▸ **WHAT TO PRODUCE**: Find the string "this" in the listing and report every line that has it.

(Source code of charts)
-- Start --

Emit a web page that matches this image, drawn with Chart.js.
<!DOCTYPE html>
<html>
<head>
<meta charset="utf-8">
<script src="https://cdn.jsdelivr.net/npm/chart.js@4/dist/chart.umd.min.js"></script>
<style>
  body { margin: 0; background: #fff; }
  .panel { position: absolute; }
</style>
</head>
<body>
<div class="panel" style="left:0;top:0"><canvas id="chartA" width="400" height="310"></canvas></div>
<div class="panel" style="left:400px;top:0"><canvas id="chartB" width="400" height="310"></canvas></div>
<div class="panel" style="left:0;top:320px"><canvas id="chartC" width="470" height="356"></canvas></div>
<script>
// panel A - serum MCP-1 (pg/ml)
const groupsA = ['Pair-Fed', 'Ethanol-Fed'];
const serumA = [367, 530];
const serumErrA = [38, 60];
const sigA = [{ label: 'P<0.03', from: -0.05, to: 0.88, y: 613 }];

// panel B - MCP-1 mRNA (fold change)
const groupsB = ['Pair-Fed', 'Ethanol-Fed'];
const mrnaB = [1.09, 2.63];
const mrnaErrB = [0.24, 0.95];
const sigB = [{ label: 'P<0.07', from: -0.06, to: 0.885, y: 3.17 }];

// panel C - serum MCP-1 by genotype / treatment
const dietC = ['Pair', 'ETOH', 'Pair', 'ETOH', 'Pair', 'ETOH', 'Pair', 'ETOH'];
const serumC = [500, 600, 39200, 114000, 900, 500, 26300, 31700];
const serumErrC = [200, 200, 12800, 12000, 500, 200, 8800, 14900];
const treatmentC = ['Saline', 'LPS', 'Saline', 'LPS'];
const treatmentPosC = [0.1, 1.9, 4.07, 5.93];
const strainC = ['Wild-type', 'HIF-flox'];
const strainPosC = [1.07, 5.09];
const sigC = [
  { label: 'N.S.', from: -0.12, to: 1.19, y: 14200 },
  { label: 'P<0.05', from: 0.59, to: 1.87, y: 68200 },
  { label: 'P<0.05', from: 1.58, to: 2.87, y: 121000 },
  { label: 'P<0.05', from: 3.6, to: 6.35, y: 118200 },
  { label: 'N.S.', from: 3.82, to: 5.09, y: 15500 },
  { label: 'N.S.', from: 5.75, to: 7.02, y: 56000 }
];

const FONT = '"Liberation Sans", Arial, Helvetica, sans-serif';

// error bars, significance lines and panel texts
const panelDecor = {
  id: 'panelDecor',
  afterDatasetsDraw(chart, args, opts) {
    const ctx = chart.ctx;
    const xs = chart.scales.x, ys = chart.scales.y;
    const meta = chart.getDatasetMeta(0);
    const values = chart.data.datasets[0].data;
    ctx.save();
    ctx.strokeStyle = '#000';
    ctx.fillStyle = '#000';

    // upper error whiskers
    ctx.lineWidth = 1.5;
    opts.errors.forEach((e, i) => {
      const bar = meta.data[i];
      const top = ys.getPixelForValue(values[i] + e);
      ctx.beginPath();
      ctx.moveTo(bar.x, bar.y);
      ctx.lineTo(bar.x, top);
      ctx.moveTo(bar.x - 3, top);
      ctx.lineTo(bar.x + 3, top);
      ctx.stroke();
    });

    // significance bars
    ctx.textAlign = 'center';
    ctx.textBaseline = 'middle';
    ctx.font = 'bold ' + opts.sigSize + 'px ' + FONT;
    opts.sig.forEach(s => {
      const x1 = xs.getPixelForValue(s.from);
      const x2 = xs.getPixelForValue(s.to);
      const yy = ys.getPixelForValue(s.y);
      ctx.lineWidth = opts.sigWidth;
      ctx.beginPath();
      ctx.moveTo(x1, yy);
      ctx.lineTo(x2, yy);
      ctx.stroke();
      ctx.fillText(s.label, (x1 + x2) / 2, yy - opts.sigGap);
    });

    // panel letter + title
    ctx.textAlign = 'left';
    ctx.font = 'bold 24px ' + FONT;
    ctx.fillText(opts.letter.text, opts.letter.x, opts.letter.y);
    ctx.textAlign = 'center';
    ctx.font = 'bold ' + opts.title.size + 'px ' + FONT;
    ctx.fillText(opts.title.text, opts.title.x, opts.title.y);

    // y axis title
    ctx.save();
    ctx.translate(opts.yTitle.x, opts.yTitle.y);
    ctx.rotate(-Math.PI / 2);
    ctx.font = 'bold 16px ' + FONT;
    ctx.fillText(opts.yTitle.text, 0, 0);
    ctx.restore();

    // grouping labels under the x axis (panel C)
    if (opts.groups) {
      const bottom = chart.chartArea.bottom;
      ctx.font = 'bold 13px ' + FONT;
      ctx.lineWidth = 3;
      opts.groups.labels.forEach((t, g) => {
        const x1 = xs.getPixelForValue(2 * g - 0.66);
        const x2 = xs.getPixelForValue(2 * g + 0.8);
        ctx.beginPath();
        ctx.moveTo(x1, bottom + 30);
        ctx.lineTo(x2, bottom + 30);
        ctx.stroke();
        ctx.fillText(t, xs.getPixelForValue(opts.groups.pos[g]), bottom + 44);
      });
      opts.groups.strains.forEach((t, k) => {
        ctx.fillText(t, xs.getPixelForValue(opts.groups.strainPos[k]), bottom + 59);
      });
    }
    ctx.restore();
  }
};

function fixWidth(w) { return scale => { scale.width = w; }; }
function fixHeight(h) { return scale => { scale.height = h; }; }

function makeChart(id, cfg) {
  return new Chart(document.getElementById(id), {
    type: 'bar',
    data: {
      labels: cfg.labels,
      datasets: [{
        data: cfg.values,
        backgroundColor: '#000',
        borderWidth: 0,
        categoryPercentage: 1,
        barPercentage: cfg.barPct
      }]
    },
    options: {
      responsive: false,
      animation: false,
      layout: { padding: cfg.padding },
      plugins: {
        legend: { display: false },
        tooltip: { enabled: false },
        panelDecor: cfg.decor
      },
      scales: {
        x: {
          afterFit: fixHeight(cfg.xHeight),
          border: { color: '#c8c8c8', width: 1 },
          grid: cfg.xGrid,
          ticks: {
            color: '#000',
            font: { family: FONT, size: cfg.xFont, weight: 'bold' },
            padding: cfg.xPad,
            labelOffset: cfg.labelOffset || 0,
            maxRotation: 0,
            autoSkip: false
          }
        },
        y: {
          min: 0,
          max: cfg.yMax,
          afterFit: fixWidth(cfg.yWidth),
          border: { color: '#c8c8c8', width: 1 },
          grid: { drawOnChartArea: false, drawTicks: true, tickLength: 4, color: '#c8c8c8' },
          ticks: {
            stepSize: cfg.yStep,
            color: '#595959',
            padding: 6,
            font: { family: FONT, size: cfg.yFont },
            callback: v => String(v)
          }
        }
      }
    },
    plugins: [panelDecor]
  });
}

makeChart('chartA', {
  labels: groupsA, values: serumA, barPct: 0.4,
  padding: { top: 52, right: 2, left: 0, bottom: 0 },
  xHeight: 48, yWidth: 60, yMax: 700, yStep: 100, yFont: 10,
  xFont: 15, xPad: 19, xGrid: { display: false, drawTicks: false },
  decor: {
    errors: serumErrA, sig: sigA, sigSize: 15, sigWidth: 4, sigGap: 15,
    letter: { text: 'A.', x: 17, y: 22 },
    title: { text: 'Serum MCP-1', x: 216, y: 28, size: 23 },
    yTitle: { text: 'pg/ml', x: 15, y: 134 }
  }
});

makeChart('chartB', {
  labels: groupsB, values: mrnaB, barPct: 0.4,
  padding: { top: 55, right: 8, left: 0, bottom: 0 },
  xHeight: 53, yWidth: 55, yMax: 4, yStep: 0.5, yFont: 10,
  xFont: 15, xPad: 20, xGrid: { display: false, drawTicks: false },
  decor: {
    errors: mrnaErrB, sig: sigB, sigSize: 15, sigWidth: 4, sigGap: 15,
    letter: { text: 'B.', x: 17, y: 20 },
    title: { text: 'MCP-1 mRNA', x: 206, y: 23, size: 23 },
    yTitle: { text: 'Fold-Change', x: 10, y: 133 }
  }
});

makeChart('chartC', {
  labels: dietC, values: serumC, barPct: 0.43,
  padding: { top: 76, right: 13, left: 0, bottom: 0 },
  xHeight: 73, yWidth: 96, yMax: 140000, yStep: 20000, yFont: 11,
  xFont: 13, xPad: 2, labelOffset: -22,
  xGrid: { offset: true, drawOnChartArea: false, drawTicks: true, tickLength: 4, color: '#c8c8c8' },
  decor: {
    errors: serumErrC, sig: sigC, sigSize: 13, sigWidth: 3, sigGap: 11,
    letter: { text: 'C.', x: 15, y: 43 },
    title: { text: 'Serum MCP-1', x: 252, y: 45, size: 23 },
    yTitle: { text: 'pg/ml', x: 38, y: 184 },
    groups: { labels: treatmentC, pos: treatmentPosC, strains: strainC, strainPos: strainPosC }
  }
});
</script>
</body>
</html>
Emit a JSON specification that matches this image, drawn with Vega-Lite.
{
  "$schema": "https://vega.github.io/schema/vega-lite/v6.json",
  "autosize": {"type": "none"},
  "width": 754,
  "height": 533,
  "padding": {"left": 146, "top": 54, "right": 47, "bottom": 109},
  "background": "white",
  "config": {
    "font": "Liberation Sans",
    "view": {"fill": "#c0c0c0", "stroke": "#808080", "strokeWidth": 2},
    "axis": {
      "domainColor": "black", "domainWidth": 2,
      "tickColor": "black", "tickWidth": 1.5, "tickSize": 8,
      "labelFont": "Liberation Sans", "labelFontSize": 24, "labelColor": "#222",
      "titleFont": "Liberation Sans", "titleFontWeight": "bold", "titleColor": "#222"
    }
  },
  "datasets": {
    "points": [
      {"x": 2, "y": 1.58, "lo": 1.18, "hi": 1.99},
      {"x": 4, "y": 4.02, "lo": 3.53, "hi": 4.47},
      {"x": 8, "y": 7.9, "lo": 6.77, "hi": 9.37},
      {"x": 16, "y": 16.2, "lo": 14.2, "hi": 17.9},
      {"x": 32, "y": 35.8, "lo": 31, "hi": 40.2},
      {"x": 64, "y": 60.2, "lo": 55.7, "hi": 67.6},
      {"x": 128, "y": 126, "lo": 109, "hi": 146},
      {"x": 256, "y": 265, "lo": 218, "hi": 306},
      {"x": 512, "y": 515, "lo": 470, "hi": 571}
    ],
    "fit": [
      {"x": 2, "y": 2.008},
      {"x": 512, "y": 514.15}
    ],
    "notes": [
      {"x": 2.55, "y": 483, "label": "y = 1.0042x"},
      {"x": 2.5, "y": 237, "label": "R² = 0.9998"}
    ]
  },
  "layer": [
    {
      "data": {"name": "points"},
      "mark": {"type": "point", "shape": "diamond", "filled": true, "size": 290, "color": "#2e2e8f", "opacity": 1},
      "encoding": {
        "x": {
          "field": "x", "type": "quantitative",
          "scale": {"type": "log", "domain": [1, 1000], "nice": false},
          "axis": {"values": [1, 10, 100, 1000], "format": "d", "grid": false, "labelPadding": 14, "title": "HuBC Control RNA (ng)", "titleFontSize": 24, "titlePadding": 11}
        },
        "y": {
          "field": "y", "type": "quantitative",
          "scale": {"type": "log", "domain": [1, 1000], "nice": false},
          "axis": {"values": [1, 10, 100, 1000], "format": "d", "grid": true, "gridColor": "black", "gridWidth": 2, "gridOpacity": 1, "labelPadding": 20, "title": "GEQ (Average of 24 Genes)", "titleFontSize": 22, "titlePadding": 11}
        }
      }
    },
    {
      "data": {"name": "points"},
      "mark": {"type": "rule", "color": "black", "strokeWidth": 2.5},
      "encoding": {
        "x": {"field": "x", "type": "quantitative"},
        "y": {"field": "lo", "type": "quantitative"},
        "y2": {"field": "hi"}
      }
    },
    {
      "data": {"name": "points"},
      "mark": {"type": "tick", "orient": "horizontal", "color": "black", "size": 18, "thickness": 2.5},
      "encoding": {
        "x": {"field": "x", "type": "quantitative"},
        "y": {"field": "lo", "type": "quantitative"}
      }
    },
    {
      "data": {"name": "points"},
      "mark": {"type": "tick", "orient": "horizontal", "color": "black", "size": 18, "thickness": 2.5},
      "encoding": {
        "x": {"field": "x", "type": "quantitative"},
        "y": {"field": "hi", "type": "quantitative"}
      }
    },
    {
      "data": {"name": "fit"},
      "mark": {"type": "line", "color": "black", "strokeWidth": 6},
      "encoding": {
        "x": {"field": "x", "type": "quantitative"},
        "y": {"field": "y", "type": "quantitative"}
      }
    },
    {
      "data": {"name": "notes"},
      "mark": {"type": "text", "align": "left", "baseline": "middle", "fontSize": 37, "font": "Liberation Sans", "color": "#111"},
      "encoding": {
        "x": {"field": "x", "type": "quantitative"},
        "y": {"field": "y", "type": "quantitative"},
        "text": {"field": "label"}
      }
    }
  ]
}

-- End --

▸ **TASK RESULT**:
Emit a web page that matches this image, drawn with Chart.js.
Emit a JSON specification that matches this image, drawn with Vega-Lite.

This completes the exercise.